=== STORED DATA ===
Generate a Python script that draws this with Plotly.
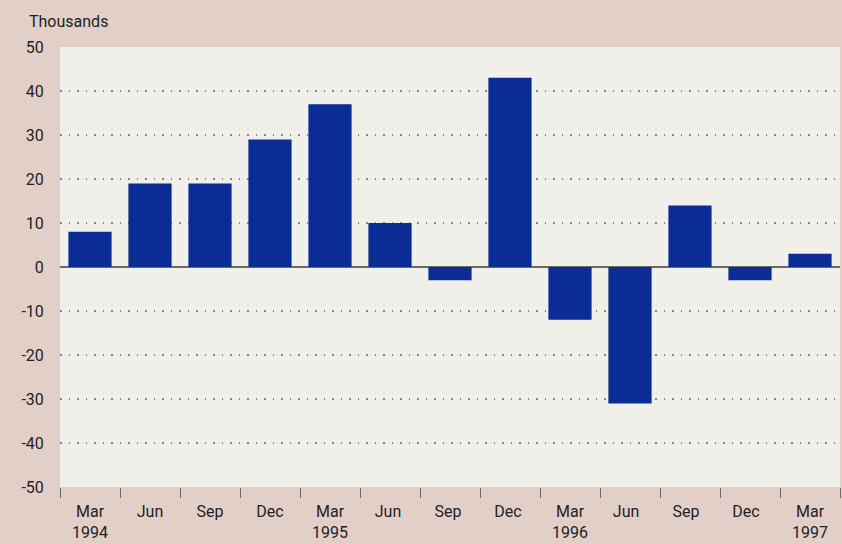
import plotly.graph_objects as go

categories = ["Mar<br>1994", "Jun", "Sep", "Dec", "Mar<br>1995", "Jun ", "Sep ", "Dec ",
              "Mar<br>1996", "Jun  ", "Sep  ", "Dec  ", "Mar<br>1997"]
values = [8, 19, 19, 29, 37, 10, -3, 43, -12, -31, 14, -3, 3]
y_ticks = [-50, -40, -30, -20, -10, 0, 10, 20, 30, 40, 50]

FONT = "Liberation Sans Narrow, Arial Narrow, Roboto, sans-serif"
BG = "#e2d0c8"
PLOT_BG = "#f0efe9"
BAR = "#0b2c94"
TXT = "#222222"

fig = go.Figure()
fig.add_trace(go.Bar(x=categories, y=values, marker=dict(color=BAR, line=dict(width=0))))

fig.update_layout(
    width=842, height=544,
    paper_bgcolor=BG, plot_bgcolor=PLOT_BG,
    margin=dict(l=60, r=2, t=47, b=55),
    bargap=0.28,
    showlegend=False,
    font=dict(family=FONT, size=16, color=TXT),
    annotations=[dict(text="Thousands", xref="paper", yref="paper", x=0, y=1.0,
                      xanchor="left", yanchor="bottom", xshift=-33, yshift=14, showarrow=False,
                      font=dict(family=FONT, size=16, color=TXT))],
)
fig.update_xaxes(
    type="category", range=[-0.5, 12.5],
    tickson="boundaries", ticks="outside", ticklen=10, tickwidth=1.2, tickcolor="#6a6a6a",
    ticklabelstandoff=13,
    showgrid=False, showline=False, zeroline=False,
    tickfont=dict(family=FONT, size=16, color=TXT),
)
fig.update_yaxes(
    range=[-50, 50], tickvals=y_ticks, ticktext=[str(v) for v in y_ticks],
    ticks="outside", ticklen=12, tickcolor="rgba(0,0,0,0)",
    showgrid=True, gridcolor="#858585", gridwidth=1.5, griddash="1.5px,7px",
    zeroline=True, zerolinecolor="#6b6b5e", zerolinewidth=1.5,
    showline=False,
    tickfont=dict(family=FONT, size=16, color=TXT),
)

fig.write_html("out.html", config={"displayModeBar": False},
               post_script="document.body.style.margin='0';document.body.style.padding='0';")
===
**AIM OF THE TASK**.
Leave out the pictures and repeat the lines from the start of the material through the line with "30, 40, 50]", inclusive.

**EXERCISE RESPONSE**.
Generate a Python script that draws this with Plotly.
import plotly.graph_objects as go

categories = ["Mar<br>1994", "Jun", "Sep", "Dec", "Mar<br>1995", "Jun ", "Sep ", "Dec ",
              "Mar<br>1996", "Jun  ", "Sep  ", "Dec  ", "Mar<br>1997"]
values = [8, 19, 19, 29, 37, 10, -3, 43, -12, -31, 14, -3, 3]
y_ticks = [-50, -40, -30, -20, -10, 0, 10, 20, 30, 40, 50]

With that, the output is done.